Итак, первый постулат: вся эта боль реальна. Фантазией может быть секс, но не такое.
Следствие: этот мир реально существует.
Он пришел к выводу, что возможны три объяснения. Первое – у Уолли Смита энцефалит, и значит, этот Мир – сплошной бред. Но почему-то с течением времени это объяснение становилось все менее и менее убедительным.
Второе – повреждение головы у Шонсу. Он Шонсу, а Уолли Смит – это иллюзия. Он долго лежал на твердом, сыром камне, закрыв распухшие глаза, чтобы их не слепило солнце, и размышлял, но не мог убедить себя ни в чем. Его память хранила слишком много подробностей о жизни Уолли Смита. Он, например, помнил тысячи технических терминов, хотя когда он пытался их произнести, получалось какое-то хрюканье. Он помнил свое детство, друзей, учебу. Музыку. Спорт. В его памяти земная жизнь не умирала.
Оставалось только третье объяснение – реальны оба мира, и он попал не туда, куда надо.
Солнце уже заходило, когда у входа в тюрьму послышался какой-то лязг. – Время уборки! – довольным голосом провозгласил Иннулари. – И питье, светлейший, вы этого хотели.

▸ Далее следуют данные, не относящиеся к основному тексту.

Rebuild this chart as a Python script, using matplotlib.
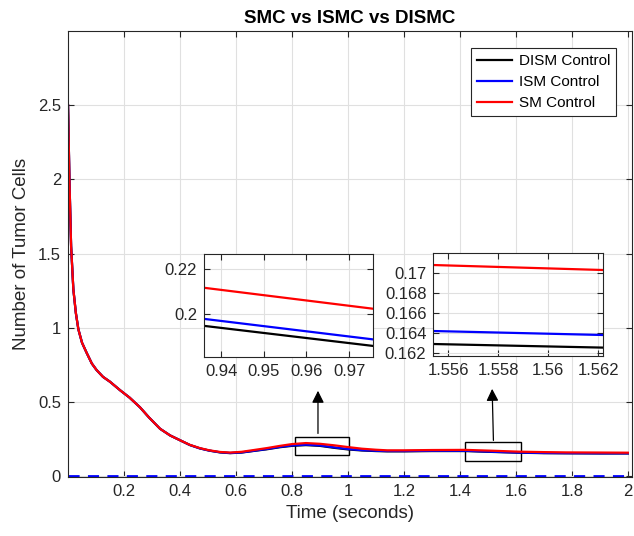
import matplotlib
matplotlib.use('Agg')
import matplotlib.pyplot as plt
from matplotlib.patches import Rectangle

plt.rcParams['font.family'] = ['Liberation Sans', 'DejaVu Sans']

# main time response
t = [0, 0.005, 0.011, 0.019, 0.028, 0.037, 0.05, 0.067, 0.085, 0.102, 0.125, 0.15,
     0.186, 0.22, 0.257, 0.29, 0.329, 0.365, 0.4, 0.435, 0.471, 0.505, 0.543, 0.579,
     0.62, 0.66, 0.71, 0.757, 0.8, 0.85, 0.9, 0.95, 1.0, 1.05, 1.1, 1.14, 1.2, 1.3,
     1.42, 1.52, 1.61, 1.7, 1.78, 1.9, 2.0]
sm = [2.5, 2.0, 1.55, 1.26, 1.1, 0.99, 0.9, 0.83, 0.76, 0.716, 0.67, 0.637,
      0.58, 0.53, 0.465, 0.395, 0.32, 0.275, 0.243, 0.212, 0.19, 0.175, 0.164, 0.16,
      0.165, 0.176, 0.19, 0.205, 0.217, 0.224, 0.219, 0.209, 0.197, 0.186, 0.179, 0.175, 0.175, 0.177,
      0.178, 0.172, 0.166, 0.163, 0.161, 0.16, 0.159]
ism = [2.5, 2.0, 1.55, 1.26, 1.1, 0.99, 0.9, 0.83, 0.76, 0.716, 0.67, 0.637,
       0.58, 0.53, 0.465, 0.395, 0.32, 0.275, 0.243, 0.211, 0.188, 0.173, 0.162, 0.157,
       0.161, 0.171, 0.184, 0.198, 0.208, 0.213, 0.208, 0.195, 0.184, 0.176, 0.172, 0.170, 0.170, 0.172,
       0.172, 0.165, 0.16, 0.157, 0.156, 0.155, 0.155]
dism = [2.5, 2.0, 1.55, 1.26, 1.1, 0.99, 0.9, 0.83, 0.76, 0.716, 0.67, 0.637,
        0.58, 0.53, 0.465, 0.395, 0.32, 0.275, 0.243, 0.211, 0.188, 0.173, 0.161, 0.156,
        0.160, 0.170, 0.182, 0.196, 0.205, 0.210, 0.205, 0.192, 0.181, 0.174, 0.170, 0.168, 0.168, 0.170,
        0.170, 0.164, 0.159, 0.156, 0.155, 0.154, 0.154]

# zoomed segments
z1_t = [0.936, 0.9756]
z1_sm = [0.2117, 0.2024]
z1_ism = [0.1979, 0.1888]
z1_dism = [0.1948, 0.1859]

z2_t = [1.5554, 1.5622]
z2_sm = [0.17083, 0.17033]
z2_ism = [0.16423, 0.16383]
z2_dism = [0.16293, 0.16257]

xticks = [0.2, 0.4, 0.6, 0.8, 1.0, 1.2, 1.4, 1.6, 1.8, 2.0]
xlabels = ['0.2', '0.4', '0.6', '0.8', '1', '1.2', '1.4', '1.6', '1.8', '2']
yticks = [0, 0.5, 1, 1.5, 2, 2.5]
ylabels = ['0', '0.5', '1', '1.5', '2', '2.5']

AX_COL = '0.15'
GRID_COL = '0.88'


def style(ax):
    ax.tick_params(direction='in', colors=AX_COL, labelsize=12, length=4,
                   top=True, right=True, labelcolor=AX_COL, pad=5)
    for s in ax.spines.values():
        s.set_color(AX_COL)
        s.set_linewidth(0.8)
    ax.grid(True, color=GRID_COL, linewidth=0.8)
    ax.set_axisbelow(True)


def main():
    fig = plt.figure(figsize=(6.34, 5.36), dpi=100)
    ax = fig.add_axes([0.1073, 0.110, 0.8896, 0.832])

    ax.plot(t, dism, color='black', lw=1.6, label='DISM Control')
    ax.plot(t, ism, color='blue', lw=1.6, label='ISM Control')
    ax.plot(t, sm, color='red', lw=1.6, label='SM Control')
    ax.plot([0, 2.02], [0, 0], color='blue', lw=2, ls=(0, (4, 3)))

    ax.set_xlim(0, 2.015)
    ax.set_ylim(-0.005, 3.0)
    ax.set_xticks(xticks)
    ax.set_xticklabels(xlabels)
    ax.set_yticks(yticks)
    ax.set_yticklabels(ylabels)
    style(ax)

    ax.set_title('SMC vs ISMC vs DISMC', fontsize=13.5, fontweight='bold', pad=6)
    ax.set_xlabel('Time (seconds)', fontsize=13.5, color=AX_COL, labelpad=4)
    ax.set_ylabel('Number of Tumor Cells', fontsize=13.5, color=AX_COL, labelpad=6)

    leg = ax.legend(loc='upper right', bbox_to_anchor=(0.9716, 0.9104),
                    bbox_transform=fig.transFigure, fontsize=11, fancybox=False,
                    framealpha=1, edgecolor=AX_COL, borderpad=0.4, borderaxespad=0,
                    handlelength=2.3, handletextpad=0.4, labelspacing=0.45)
    leg.get_frame().set_linewidth(0.8)

    # boxes around zoomed regions
    ax.add_patch(Rectangle((0.81, 0.142), 0.193, 0.122, fill=False, ec='black', lw=1))
    ax.add_patch(Rectangle((1.42, 0.10), 0.20, 0.13, fill=False, ec='black', lw=1))
    arw = dict(arrowstyle='-|>', color='black', lw=0.9, mutation_scale=18)
    ax.annotate('', xy=(0.893, 0.595), xytext=(0.893, 0.27), arrowprops=arw)
    ax.annotate('', xy=(1.515, 0.608), xytext=(1.52, 0.223), arrowprops=arw)

    # inset 1
    a1 = fig.add_axes([0.3218, 0.334, 0.2666, 0.1922])
    a1.plot(z1_t, z1_dism, color='black', lw=1.6)
    a1.plot(z1_t, z1_ism, color='blue', lw=1.6)
    a1.plot(z1_t, z1_sm, color='red', lw=1.6)
    a1.set_xlim(0.936, 0.9756)
    a1.set_ylim(0.181, 0.2267)
    a1.set_xticks([0.94, 0.95, 0.96, 0.97])
    a1.set_xticklabels(['0.94', '0.95', '0.96', '0.97'])
    a1.set_yticks([0.2, 0.22])
    a1.set_yticklabels(['0.2', '0.22'])
    style(a1)

    # inset 2
    a2 = fig.add_axes([0.6835, 0.3358, 0.2681, 0.1927])
    a2.plot(z2_t, z2_dism, color='black', lw=1.6)
    a2.plot(z2_t, z2_ism, color='blue', lw=1.6)
    a2.plot(z2_t, z2_sm, color='red', lw=1.6)
    a2.set_xlim(1.5554, 1.5622)
    a2.set_ylim(0.16173, 0.17206)
    a2.set_xticks([1.556, 1.558, 1.56, 1.562])
    a2.set_xticklabels(['1.556', '1.558', '1.56', '1.562'])
    a2.set_yticks([0.162, 0.164, 0.166, 0.168, 0.17])
    a2.set_yticklabels(['0.162', '0.164', '0.166', '0.168', '0.17'])
    style(a2)

    fig.savefig('out.png', dpi=100)


if __name__ == "__main__":
    main()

В камеру хлынул поток воды. Перед Уолли сидели еще пятеро, и когда вода донесла до него их грязь, его стошнило. Это вызвало страшные боли в его измученных брюшных мышцах; но поток становился все сильнее, вода была относительно чистой и приятно прохладной. Остальные узники лежали в этой воде, они смеялись, поднимали брызги… и пили. Уборка два раза в день – вот единственная вода, которую можно получить в тюрьме, так его заверил Иннулари.